Valid Grounds To Challenge A Will

Valid Grounds To Challenge A Will

Challenging a Will is a difficult task. In most cases, it is passed through probate with no issues because these are considered the voice of testators (by whom a Will is written) by the courts.

Since the person is no longer able to speak about their wishes on property distribution, the courts stick to what is said or described in a Will in pretty much all cases.

If a person is not benefited from the Will and has no interest to gain from it, he or she can challenge it, however, it is not an easy feat. The most successful challengers to Wills are spouses and the most successful reasons are the lack of testamentary capacity in the person.

To help you know more about the reasons for challenging a Will, we have outlined the grounds on which you can contest a Will below:

1. If the testator lacks testamentary capacity

As per the law, only adults (more than 18 years) have the testamentary capacity to create a Will and minors lacks this capacity. So, if one is challenging a Will on the basis of the mental capacity of the testator, he/she has to show that the person did not understand the importance of making a Will and was not really aware of the consequences of it. According to the law and orders, a testator must be aware of the following things while creating it:

  • The price and value of all his/her property.
  • Who are the beneficiaries of the Will?
  • How things will be deciding while distributing property.
  • The disposition made by the them

If you think and can prove that the testator was lacking one or more of these capacities, you can challenge the Will in the court.

2. In the case of forgery, fraud and undue influence

If a Will is procured by a person by forgery, fraud or undue influence then you can certainly challenge it in the court. It means the fraud person has manipulated the testator in such a way to leave all his or her property to him or her. But here, you need to be sure that you have proper and enough evidence to prove the fraud and forgery.

3. If a new Will trumps the existing one

If the Will that the executor is showing in the court is outdated then the newer Will can triumph over this. Typically, if a new Will is created, the older one should be destroyed immediately. Many people even state in their new Will that this one is intended to triumph over the old one.

This way, you can easily remove the chances of conflict as well as confusion. It goes without saying that a Will is an important document.  No matter whether you are getting it done from a lawyer or making it yourself, you should be very careful while making it.

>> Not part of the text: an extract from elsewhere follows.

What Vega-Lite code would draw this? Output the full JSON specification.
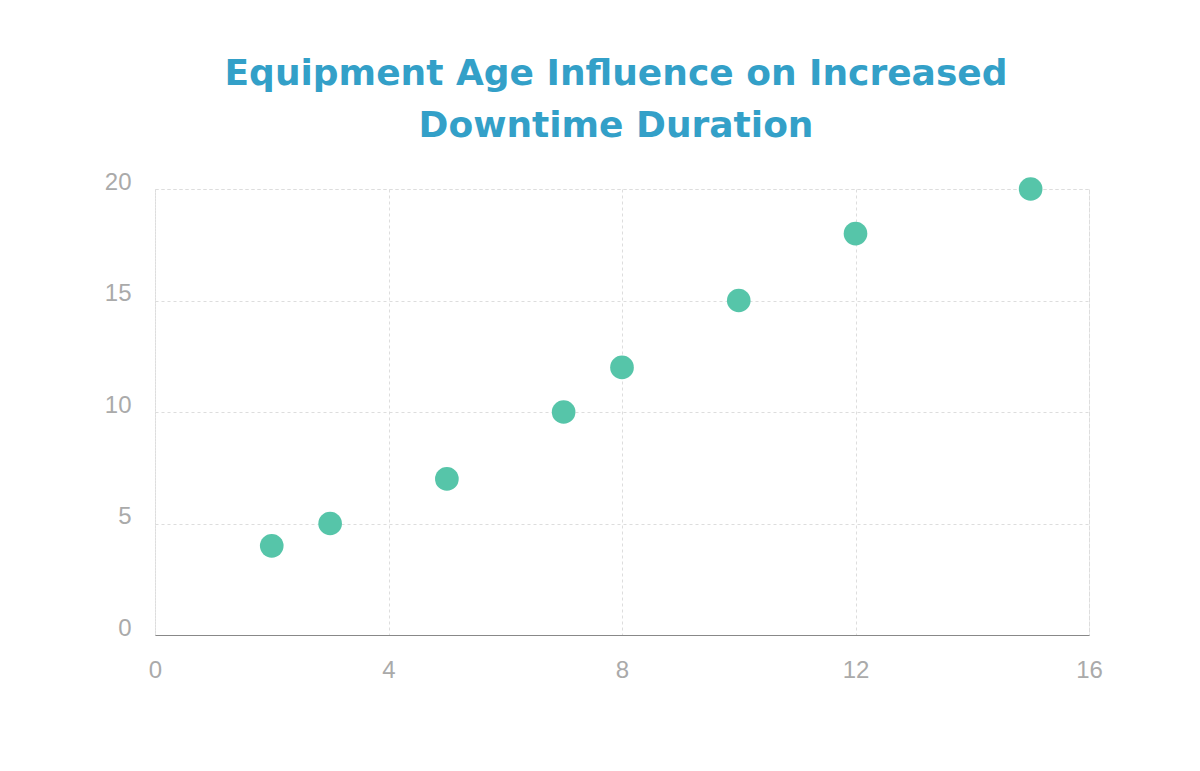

And if you are making it yourself, read a lot about how to make a will at home to avoid any problems in the future.

The court is always obliged to fulfil the wishes of the testator mentioned in the Will.  And if there is more than one Will, then they will follow the newer and latest one.

4. A lack of sufficient witnesses

The testator must sign the hard copy of the Will in the presence of at least two adults. Here the number of the adults may differ from one state to another according to their laws and rules. No matter how many witnesses you need for your will, they should not be a beneficiary in your Will.

Again there is no rule of thumb for it because most courts allow handwritten and unwitnessed Wills as well. Such Wills are called holographic Wills and must be written and signed entirely in the testator’s handwriting and must have a date as well.

In the case of a holographic Will, you have to convince the court that the Will is created by the testator only and has his/her handwriting in it.

No doubt a will is very beneficial to the testator’s family, but there are certain times when you should give a second look to it or amend it if requires to. Trust us, this way your spouse will not have to challenge it in the court.